Politics & the Kingdom of the World

Instead of aligning any version of the kingdom of this world with the kingdom of God—as is common in American Christianity—kingdom-of-God participants must retain a healthy suspicion toward every version of the kingdom of this world. This is especially necessary regarding one’s own version because that’s precisely where we’re most tempted to become idolatrous (see post on making America an idol).

However good any particular government may be by the world’s standards, it is nevertheless strongly influenced by fallen principalities and powers. Consequently, no kingdom-of-God citizen should ever place undue trust in any political ideology or program.

However good any particular version of the kingdom of the world may be, it does not hold the ultimate answer to the world’s problems. It may indeed be better in certain respects at maintaining law, order, and justice, for which we should be thankful. But the kingdom-of-God citizen knows that the world is not going to be fundamentally transformed by the use of the sword.

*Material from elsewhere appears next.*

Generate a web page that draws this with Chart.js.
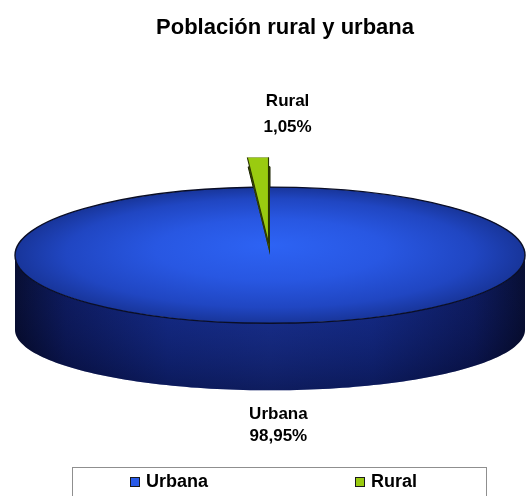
<!DOCTYPE html>
<html lang="es">
<head>
<meta charset="utf-8">
<title>Población rural y urbana</title>
<script src="https://cdn.jsdelivr.net/npm/chart.js@4.4.1/dist/chart.umd.min.js"></script>
<style>
  html, body { margin: 0; padding: 0; background: #fff; }
  #box { width: 527px; height: 496px; position: relative; }
</style>
</head>
<body>
<div id="box"><canvas id="poblacion"></canvas></div>
<script>
const categorias = ['Urbana', 'Rural'];
const porcentajes = [98.95, 1.05];
const coloresCara = ['#2a5be8', '#9acb10'];   // top faces, legend squares
const coloresLado = ['#13267c', '#3f5400'];   // walls / cut faces

const FONT = "'Liberation Sans', Arial, sans-serif";
const RADIO = 100;          // pie radius before flattening
const INCLINACION = 0.267;  // ry / rx of the top face
const ALTO = 0.292;         // wall height / rx
const FONDO = 0.238;        // ry of the bottom rim / rx
const ALZA = 12;            // px the small slice is pulled out
const ESTIRA = 1.26;        // the pulled slice leans towards the viewer

const pct = v => v.toFixed(2).replace('.', ',') + '%';

function geo(chart) {
  const arc = chart.getDatasetMeta(0).data[0];
  const rx = chart.chartArea.width / 2 - 2;
  const ry = rx * INCLINACION;
  return {
    cx: arc.x, cy: arc.y, R: arc.outerRadius, rx, ry,
    sx: rx / arc.outerRadius, sy: ry / arc.outerRadius,
    wall: rx * ALTO, floor: rx * FONDO
  };
}

// scale about the pie centre so the circle becomes the flat ellipse
function aplanar(ctx, g) {
  ctx.translate(g.cx, g.cy);
  ctx.scale(g.sx, g.sy);
  ctx.translate(-g.cx, -g.cy);
}

function colorCara(c) {
  const ca = c.chart.chartArea;
  if (!ca || c.dataIndex !== 0) return coloresCara[c.dataIndex];
  const cx = (ca.left + ca.right) / 2, cy = (ca.top + ca.bottom) / 2;
  const grad = c.chart.ctx.createRadialGradient(cx, cy - RADIO * 0.15, 0, cx, cy, RADIO);
  grad.addColorStop(0, '#2d63f4');
  grad.addColorStop(0.45, '#2857e2');
  grad.addColorStop(0.8, '#2046c2');
  grad.addColorStop(1, '#18359a');
  return grad;
}

function pared(ctx, g, s, e) {
  const n = 120;
  ctx.beginPath();
  for (let k = 0; k <= n; k++) {
    const t = s + (e - s) * k / n;
    const x = g.cx + g.rx * Math.cos(t), y = g.cy + g.ry * Math.sin(t);
    k ? ctx.lineTo(x, y) : ctx.moveTo(x, y);
  }
  for (let k = n; k >= 0; k--) {
    const t = s + (e - s) * k / n;
    ctx.lineTo(g.cx + g.rx * Math.cos(t), g.cy + g.wall + g.floor * Math.sin(t));
  }
  ctx.closePath();
}

let guardado = null;

const pastel3d = {
  id: 'pastel3d',
  afterLayout(chart) {
    // title sits a little right of the pie centre
    chart.titleBlock.left += 15;
    chart.titleBlock.right += 15;
  },
  beforeDatasetsDraw(chart) {
    const ctx = chart.ctx, g = geo(chart);
    const arcs = chart.getDatasetMeta(0).data;

    // front walls (canvas angles 0..PI face the viewer)
    arcs.forEach((arc, i) => {
      const s = Math.max(arc.startAngle, 0), e = Math.min(arc.endAngle, Math.PI);
      if (e <= s) return;
      pared(ctx, g, s, e);
      const h = ctx.createLinearGradient(g.cx - g.rx, 0, g.cx + g.rx, 0);
      h.addColorStop(0, '#03061c');
      h.addColorStop(0.1, '#0a1550');
      h.addColorStop(0.3, '#122882');
      h.addColorStop(0.5, '#172e8c');
      h.addColorStop(0.7, '#122882');
      h.addColorStop(0.9, '#0a1550');
      h.addColorStop(1, '#03061c');
      ctx.fillStyle = i === 0 ? h : coloresLado[i];
      ctx.fill();
      const v = ctx.createLinearGradient(0, g.cy, 0, g.cy + g.wall + g.floor);
      v.addColorStop(0, 'rgba(40,70,200,0.12)');
      v.addColorStop(1, 'rgba(0,0,20,0.38)');
      ctx.fillStyle = v;
      ctx.fill();
    });

    // cut face of the pulled slice, seen through the gap it leaves
    const rural = arcs[1];
    ctx.save();
    aplanar(ctx, g);
    ctx.beginPath();
    ctx.moveTo(g.cx, g.cy);
    ctx.arc(g.cx, g.cy, g.R * 1.3, rural.startAngle, rural.endAngle);
    ctx.closePath();
    ctx.restore();
    ctx.fillStyle = coloresLado[1];
    ctx.fill();
    ctx.lineWidth = 1;
    ctx.strokeStyle = '#1a2200';
    ctx.stroke();
  },
  beforeDatasetDraw(chart) {
    const g = geo(chart);
    chart.ctx.save();
    aplanar(chart.ctx, g);
    // pull the small slice out along its mid angle
    const rural = chart.getDatasetMeta(0).data[1];
    const m = (rural.startAngle + rural.endAngle) / 2;
    guardado = { x: rural.x, y: rural.y, r: rural.outerRadius };
    rural.x += Math.cos(m) * ALZA / g.sy;
    rural.y += Math.sin(m) * ALZA / g.sy;
    rural.outerRadius = g.R * ESTIRA;
  },
  afterDatasetDraw(chart) {
    const rural = chart.getDatasetMeta(0).data[1];
    rural.x = guardado.x;
    rural.y = guardado.y;
    rural.outerRadius = guardado.r;
    chart.ctx.restore();
  },
  afterDatasetsDraw(chart) {
    const ctx = chart.ctx, g = geo(chart);
    const arcs = chart.getDatasetMeta(0).data;
    const urbana = arcs[0], rural = arcs[1];

    // rim of the top face
    ctx.save();
    aplanar(ctx, g);
    ctx.beginPath();
    ctx.arc(g.cx, g.cy, g.R, urbana.startAngle, urbana.endAngle);
    ctx.restore();
    ctx.lineWidth = 1.4;
    ctx.strokeStyle = '#0a0e26';
    ctx.stroke();

    // slice labels
    ctx.fillStyle = '#000';
    ctx.font = 'bold 17px ' + FONT;
    ctx.textAlign = 'center';
    ctx.textBaseline = 'middle';

    let m = (urbana.startAngle + urbana.endAngle) / 2;
    let x = g.cx + g.rx * Math.cos(m);
    let y = g.cy + g.wall + g.floor * Math.sin(m);
    ctx.fillText(categorias[0], x, y + 24);
    ctx.fillText(pct(porcentajes[0]), x, y + 46);

    // the small slice's label is set off to the right of the sliver
    m = (rural.startAngle + rural.endAngle) / 2;
    x = g.cx + g.rx * Math.cos(m) + 26;
    y = g.cy + g.R * ESTIRA * g.sy * Math.sin(m) - ALZA;
    ctx.fillText(categorias[1], x, y - 56);
    ctx.fillText(pct(porcentajes[1]), x, y - 30);
  },
  afterDraw(chart) {
    // legend frame and entries
    const ctx = chart.ctx;
    ctx.save();
    ctx.strokeStyle = '#8f8f8f';
    ctx.lineWidth = 1;
    ctx.strokeRect(72.5, 467.5, 414, 40);
    ctx.font = 'bold 18px ' + FONT;
    ctx.textBaseline = 'middle';
    ctx.textAlign = 'left';
    const xs = [130, 355];
    categorias.forEach((nombre, i) => {
      ctx.fillStyle = coloresCara[i];
      ctx.fillRect(xs[i], 477, 10, 10);
      ctx.strokeStyle = '#1a1a1a';
      ctx.strokeRect(xs[i] + 0.5, 477.5, 9, 9);
      ctx.fillStyle = '#000';
      ctx.fillText(nombre, xs[i] + 16, 482);
    });
    ctx.restore();
  }
};

new Chart(document.getElementById('poblacion'), {
  type: 'pie',
  data: {
    labels: categorias,
    datasets: [{
      data: porcentajes,
      backgroundColor: colorCara,
      borderColor: ['rgba(0,0,0,0)', '#2a3400'],
      borderWidth: [0, 0.45],
      radius: RADIO,
      clip: false
    }]
  },
  options: {
    responsive: true,
    maintainAspectRatio: false,
    animation: false,
    layout: { padding: { left: 13, right: 0, top: 0, bottom: 47 } },
    plugins: {
      title: {
        display: true,
        text: 'Población rural y urbana',
        color: '#000',
        font: { family: FONT, size: 22, weight: 'bold' },
        padding: { top: 15, bottom: 20 }
      },
      legend: { display: false },
      tooltip: { enabled: false }
    }
  },
  plugins: [pastel3d]
});
</script>
</body>
</html>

We know that love, peace, and justice will not be experienced on a global scale until the kingdom of God is permanently established.

In fact, the kingdom-of-God citizen should know that, far from holding the ultimate answer to the world’s problems, even the best versions of the kingdom of the world are part of the world’s problem. The fundamental problem in the world is that fallen people trust coercion rather than love. Because we are in bondage, we tend to preserve and promote our self-interests with force. Far from resisting this coercive tendency, even the best versions of the kingdom of the world have to capitalize on it.

Every version of the kingdom of the world defends itself and advances its cause by rallying the self-interest of its citizens into a collective tribal force that makes each citizen willing to kill and be killed for what it believes to be the good of the society. It survives and advances by uniting and motivating its subjects around their distinctive collective identity, ideas, self-interest, and desires for security—over and against any individuals or governments whose own tribal identity, ideals, self-interest, and desire for security might impinge on or threaten their own.

To this end, every version of the kingdom of the world demonizes its enemies when necessary to generate the motivation to go to war and to convince those who must spill blood that their cause is righteous.

This “us-them” mindset makes conflict inevitable. As long as people are willing to advance their self-interest by force, and so long as their sense of identity, worth, and security is rooted in their national, ethnic, religious, or political distinctives—there will be violence and injustice.

Until the kingdom of God transforms the entire globe, conflict is inevitable. This is not in any way to suggest that the kingdom-of-God people should not pray and strive for peace in the world, for we are called to be peacemakers (Matt 5:9). Though we are not “of” this world, we are “in” it. But we must also remember that the essential problems of the world, including its inescapable tendency toward violence and conflict will not be finally resolved until human nature is fundamentally transformed by the complete coming of the kingdom of God.

And the only way for kingdom-of-God citizens to move toward this ultimate goal is for them to exercise love rather than coercion. This only happens as the mustard seed of the kingdom (Matt 13:31-32) grows through individual and corporate replications of Calvary.